Each member of The Elite, minus Cody, is acting a little too big for their britches on TV. The Bucks dominate the tag division by hook or by crook, and Kenny is playing hopscotch with wrestling companies for their world titles. The jury is still out on whether Adam Page knocks Omega halfway off his perch—and he most definitely should— but as it stands today, these cats look untouchable. Kazarian is headhunting to avenge his partner, which makes all the sense in the world.
That said, AEW isn’t doing the best with telling the story of one man against the world on behalf of his fallen angelic friend. The “why” of it is irrelevant since we’re here now, but either way, AEW has a chance to tell a much more compelling story: Punk as a mystery elite hunter torturing the guys who run the company.
Punk doesn’t get along with authority figures. Never has and never will. While the Bucks and Omega aren’t bosses in the vein of Mr. McMahon or Triple H’s on-screen persona, they’re still essential people in powerful positions in the company. And they’re using said positions to do whatever they want at the expense of anyone they choose. Much like their real-life professional differences, their differences on AEW television practically write themselves. Punk is at his best when he’s rebelling with a couple of causes. Especially if a cause is symbolized in someone, like John Cena back in 2011.

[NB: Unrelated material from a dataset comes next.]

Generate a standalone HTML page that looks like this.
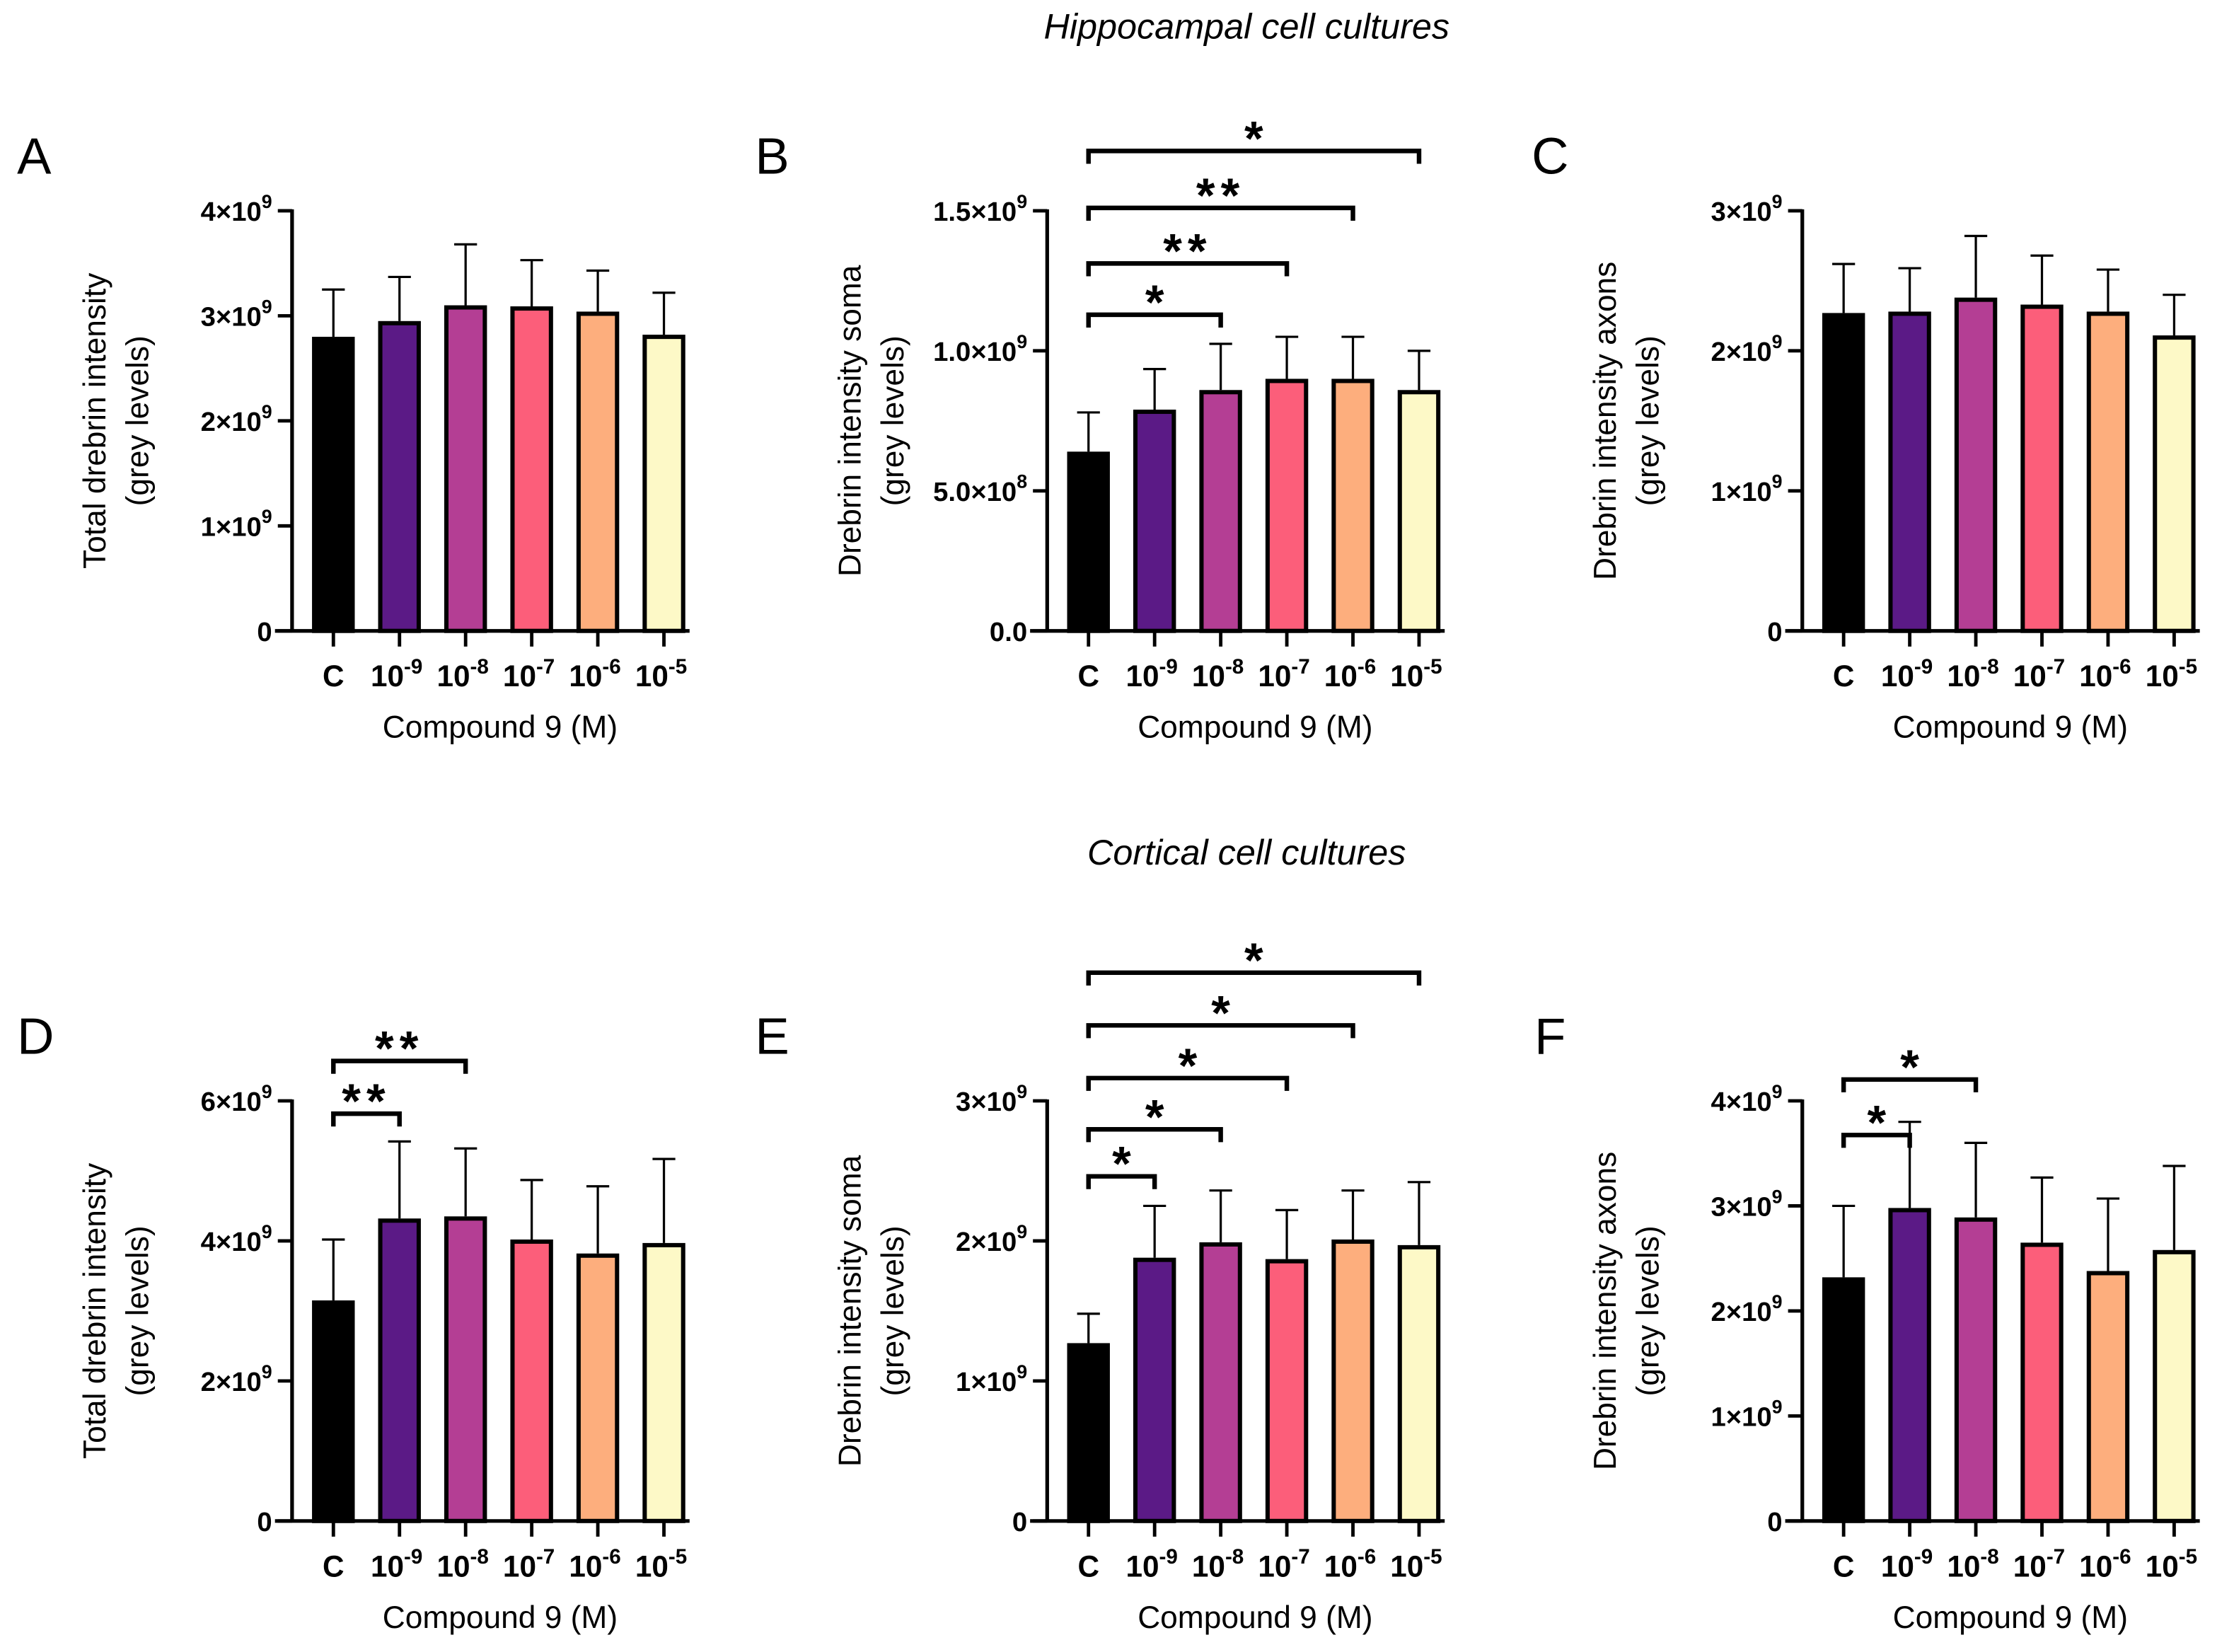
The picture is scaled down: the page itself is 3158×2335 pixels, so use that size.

Punk’s beef was more about what Cena represented and less about Cena personally. That’s an important distinction to tie these threads together, as it makes Punk’s presence in AEW about a more significant purpose than just championships. He’s not Miro, a guy looking for the glory that eluded him elsewhere. Nor is he trying to prove a point like Christian or do pro wrestling on his terms like Jon Moxley, wrestling’s DMX.
Phillip Brooks isn’t the type to show up for the giggles after seven years in retirement, and neither is CM Punk. Going to war with these loudmouth executive vice presidents who have way too much power and secretly inserting himself in their business for a couple weeks in August just to piss them off sounds like a CM Punk thing to do. Revealing himself as the mystery assailant in front of his hometown is definitely a CM Punk thing to do.
Punk vs. Omega doesn’t need a championship on the line. In a perfect world, by the time those two even think of crossing paths, the AEW World Championship is knee-deep in cowboy shit. Punk can thrive without cutting out the legs of the young talent AEW is building, but it starts with giving him glorious purpose, to quote another trickster not too fond of rules.
As an Elite Hunter, Punk puts everyone on notice that he still speaks for the little guy while doing everything he can to push the art form forward. Sticking it to the Young Bucks and Omega is just the cherry on top of the sundae.